Biographical information researched and prepared by Noel F. Marks, Antique Dealer.

The information and documentation are compiled from the following source documents;
1. Obituary published in the Harrisburg Patriot News, Harrisburg, PA. January 27, 2001.
2. Review of issues of Civil War Times, American History Illustrated, British Heritage Magazines and other published works.
3. Consultation with Neumyer Funeral Home, N. Second Street, Harrisburg, PA.  
4. Review of Amazing World of Comics, DC Database
5. Personal interviews with:  a. Beverly Fowler, widow of Robert Fowler, Founder and Publisher of Civil War Times, American History Illustrated, and British Heritage. Oct 18, 2005.

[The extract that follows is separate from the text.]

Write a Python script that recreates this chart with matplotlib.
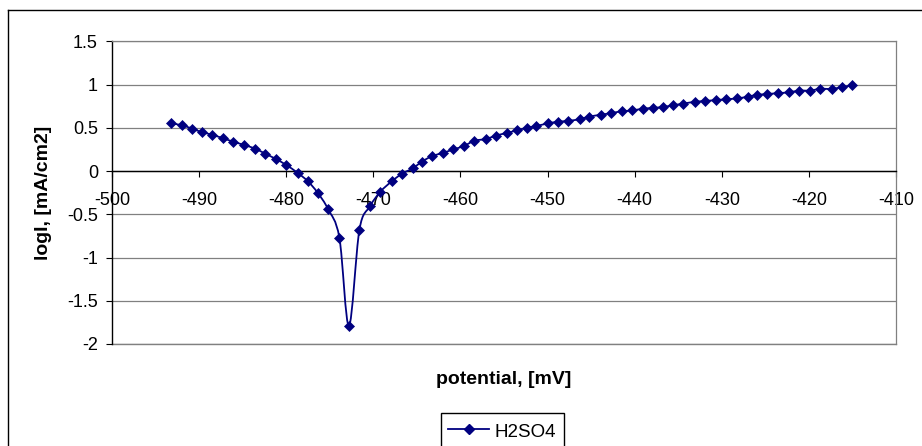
import matplotlib
matplotlib.use("Agg")
import matplotlib.pyplot as plt
import numpy as np
from matplotlib.lines import Line2D
from matplotlib.patches import PathPatch
from matplotlib.path import Path

plt.rcParams["font.family"] = ["Liberation Sans", "DejaVu Sans"]

# Data
potential = [
    -493.2, -492.0, -490.8, -489.7, -488.5, -487.3, -486.1, -484.8, -483.6, -482.4,
    -481.2, -480.0, -478.7, -477.5, -476.4, -475.2, -473.9, -472.8, -471.6, -470.4,
    -469.2, -467.9, -466.7, -465.5, -464.4, -463.3, -462.0, -460.8, -459.6, -458.4,
    -457.1, -455.9, -454.7, -453.5, -452.4, -451.3, -450.0, -448.8, -447.6, -446.3,
    -445.2, -443.9, -442.7, -441.5, -440.3, -439.1, -437.9, -436.8, -435.6, -434.4,
    -433.1, -431.9, -430.7, -429.5, -428.2, -427.0, -426.0, -424.8, -423.6, -422.3,
    -421.1, -419.9, -418.7, -417.4, -416.2, -415.0,
]
log_i = [
    0.55, 0.53, 0.49, 0.45, 0.42, 0.38, 0.34, 0.30, 0.26, 0.20,
    0.14, 0.07, -0.02, -0.12, -0.25, -0.44, -0.77, -1.79, -0.68, -0.41,
    -0.24, -0.12, -0.03, 0.03, 0.11, 0.17, 0.21, 0.25, 0.29, 0.35,
    0.37, 0.41, 0.44, 0.47, 0.50, 0.52, 0.55, 0.57, 0.58, 0.60,
    0.63, 0.65, 0.67, 0.69, 0.70, 0.72, 0.73, 0.74, 0.76, 0.78,
    0.80, 0.81, 0.82, 0.83, 0.84, 0.86, 0.88, 0.89, 0.90, 0.91,
    0.93, 0.93, 0.95, 0.95, 0.97, 0.99,
]
series_name = "H2SO4"
x_ticks = [-500, -490, -480, -470, -460, -450, -440, -430, -420, -410]
y_ticks = [-2, -1.5, -1, -0.5, 0, 0.5, 1, 1.5]

W, H = 922, 446
navy = "#000080"
grid_gray = "#808080"


def smooth_path(xs, ys):
    """Excel-like smoothed line (Catmull-Rom as cubic Bezier)"""
    pts = np.column_stack([xs, ys])
    n = len(pts)
    verts = [pts[0]]
    codes = [Path.MOVETO]
    for i in range(n - 1):
        p0 = pts[i - 1] if i > 0 else pts[i]
        p1 = pts[i]
        p2 = pts[i + 1]
        p3 = pts[i + 2] if i + 2 < n else pts[i + 1]
        verts += [p1 + (p2 - p0) / 6, p2 - (p3 - p1) / 6, p2]
        codes += [Path.CURVE4] * 3
    return Path(verts, codes)


fig = plt.figure(figsize=(W / 100, H / 100), dpi=100)
ax = fig.add_axes([112 / W, 1 - 344 / H, (896 - 112) / W, (344 - 41.3) / H])

ax.set_xlim(-500, -410)
ax.set_ylim(-2, 1.5)
ax.set_xticks(x_ticks)
ax.set_yticks(y_ticks)
ax.set_xticklabels([str(t) for t in x_ticks])
ax.set_yticklabels(["-2", "-1.5", "-1", "-0.5", "0", "0.5", "1", "1.5"])

# gridlines
ax.grid(axis="y", color=grid_gray, linewidth=0.9)
ax.axhline(-2, color=grid_gray, linewidth=1.0, clip_on=False, zorder=0.5)
ax.set_axisbelow(True)

# spines
ax.spines["left"].set_color("black")
ax.spines["left"].set_linewidth(1.0)
for side in ["top", "right"]:
    ax.spines[side].set_color(grid_gray)
    ax.spines[side].set_linewidth(0.9)
ax.spines["bottom"].set_position(("data", 0))
ax.spines["bottom"].set_color("black")
ax.spines["bottom"].set_linewidth(1.0)

ax.tick_params(axis="x", direction="out", length=4.3, width=0.8, pad=11.0, labelsize=13)
ax.tick_params(axis="y", direction="out", length=4.3, width=0.8, pad=5.8, labelsize=13)

# smoothed line + diamonds
ax.add_patch(PathPatch(smooth_path(potential, log_i), fill=False,
                       edgecolor=navy, linewidth=1.3, zorder=3))
ax.plot(potential, log_i, linestyle="none", marker="D", markersize=5.6,
        color=navy, markeredgewidth=0.5, zorder=4, clip_on=False)

# axis titles
fig.text(504 / W, 1 - 380 / H, "potential, [mV]", ha="center", va="center",
         fontsize=14, fontweight="bold")
fig.text(44 / W, 1 - 193 / H, "logI, [mA/cm2]", ha="center", va="center",
         rotation=90, fontsize=14, fontweight="bold")

# legend
handle = Line2D([], [], color=navy, linewidth=1.3, marker="D", markersize=5.6)
leg = ax.legend([handle], [series_name], loc="upper left",
                bbox_to_anchor=(440.7 / W, 1 - 413.3 / H), bbox_transform=fig.transFigure,
                frameon=True, fancybox=False, edgecolor="black", framealpha=1,
                borderaxespad=0, handlelength=2.2, handletextpad=0.27,
                handleheight=1.3, borderpad=0.4, fontsize=13.5, numpoints=1)
leg.get_frame().set_linewidth(1.0)

# outer chart frame
fig.add_artist(Line2D([8 / W, 8 / W], [0, 1 - 10 / H], transform=fig.transFigure,
                      color="black", linewidth=1.0))
fig.add_artist(Line2D([8 / W, 1], [1 - 10 / H, 1 - 10 / H], transform=fig.transFigure,
                      color="black", linewidth=1.0))

fig.savefig("out.png", dpi=100)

Douglas Gibbony, Carlisle, PA personal friend of Fred Ray and owner of numerous original illustrations and Civil War Times cover paintings.

William C. Davis, Professor of History, Virginia Tech University, Blacksburg, Va.  Personal friend

This biography from the Archives of AskART:
A comic-book artist, especially linked to the super hero comic book, Superman, and its most famous cover on Superman #14 with the American shield and eagle, Fred Ray began pencilling the covers in 1940 beginning with Superman's 'Christman Adventure'.  Ray got involved in the series to help its creator, Joe Shuster, so that Shuster could focus more on the business aspects of the project with his partner Jerry Siegel at their business named Shuster Studios .

Ray's biggest contribution to the series was a new design for the S in Superman.  After the ending of World War II, Fred Ray focused on covers with western themes such as Tomahawk and on his favorite topic, which was Civil War themes.

However, between 1973 and 1974, Fred Ray drew twelve Superman color cover recreations for the Russ Cochran art catalog for covers being sold at auction.

From September 15, 2006 to January 28, 2007, the Jewish Museum in New York held an exhibition titled Superheroes featuring Fred Ray and others who were illustrators of these subjects whose themes were the struggles between good and evil, strength and weakness.